Il y a 40 ans hier, l'Assemblée législative du Québec adoptait la loi 77 instituant le mariage civil. Après l'éducation et la santé, l'Église catholique perdait son dernier grand fief: plus besoin, pour prendre femme ou mari, d'aller s'agenouiller «au pied de l'autel».

Cet important changement social constitue l'entrée de novembre de Québec 68 - L'année révolution que vient de lancer Benoît Gignac aux Éditions La Presse. Dans ce livre, l'auteur du Destin Johnson, de Fernand Gignac, mon père et de Lucien Rivard - Le caïd au coeur du scandale replace dans leur contexte sociohistorique 12 événements, personnalités ou mouvements qui ont fait de 1968 «l'année pivot qui, en quelque sorte, fut le point culminant de la Révolution tranquille».

 

Année charnière ailleurs en Occident aussi, comme on l'a vu au printemps avec ces dizaines d'articles et de livres commémorant des morts (Robert Kennedy, Martin Luther King), des invasions (les tanks soviétiques au «printemps de Prague»), des soulèvements dont, au premier chef, celui de Mai 68: 40 ans plus tard, la puissante machine éditoriale française continue de nourrir le mythe autant qu'elle s'y nourrit elle-même.

Ici, la «révolte» étudiante avait commencé en janvier avec une «manif» devant le parlement de Québec (qui n'était pas encore l'Assemblée nationale). Et l'année - la première des cégeps - allait se passer sous le signe d'une nouvelle mode importée des États-Unis: le sit-in.

Pour février, Benoît Gignac prend appui sur la fondation de Radio-Québec pour un chapitre intitulé «Un Québec plein d'images», dont celle de la blonde Danielle Ouimet dans le film soft porn Valérie. L'amorce de mars est plus ténue: Henry Morgentaler - «le docteur dont les femmes avaient besoin» - qui, le 19 du mois, «arpente les rues de Montréal» à la recherche d'un local pour y établir sa clinique d'avortement.
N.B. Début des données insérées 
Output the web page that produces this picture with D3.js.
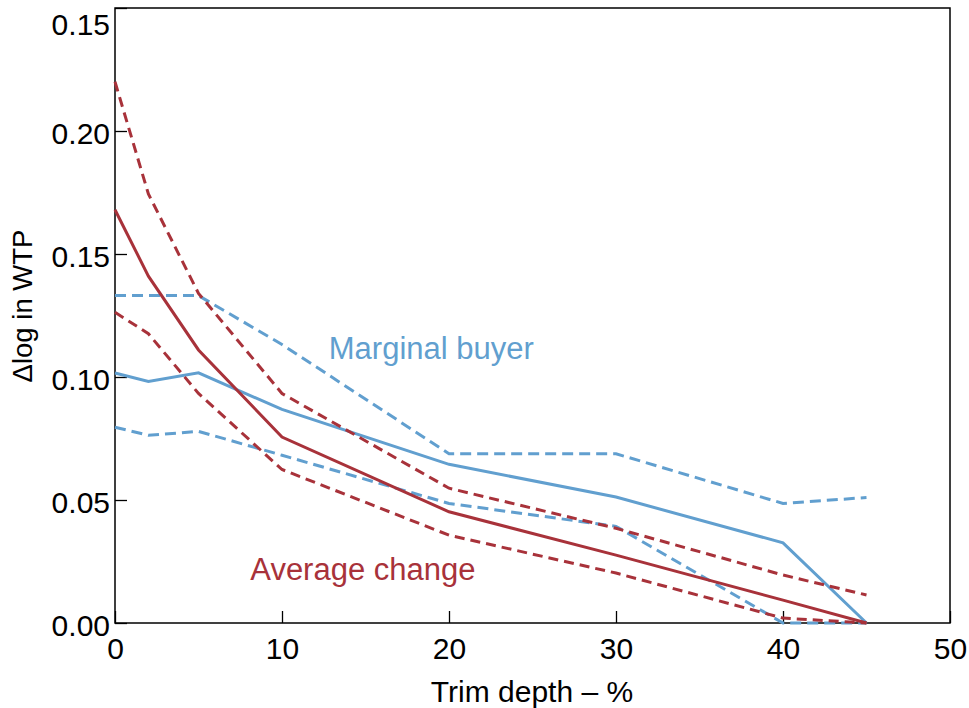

Suivent des chapitres sur L'Osstidcho (avril) et le virage musical et culturel que ce «spectacle-événement» a provoqué; la première greffe du coeur au Québec (mai), par le Dr Pierre Grondin, et l'état du génie québécois qui vient de compléter le barrage Manic 5; l'émeute de la Saint-Jean-Baptiste à Montréal (juin) provoquée, selon certains, par la présence de Pierre Elliott Trudeau, qui sera élu premier ministre du Canada le lendemain...

Juillet sera marqué par un événement qui déborde largement les frontières du Québec: la publication de l'encyclique Humanae vitae du pape Paul VI qui interdit la contraception. «C'est incroyable», écrit Benoît Gignac, dans ce style très «humeurs» - combien de pieds de nez aux «bien-pensants»? - qui, dans certaines pages, se conjugue mal aux exigences de l'historiographie.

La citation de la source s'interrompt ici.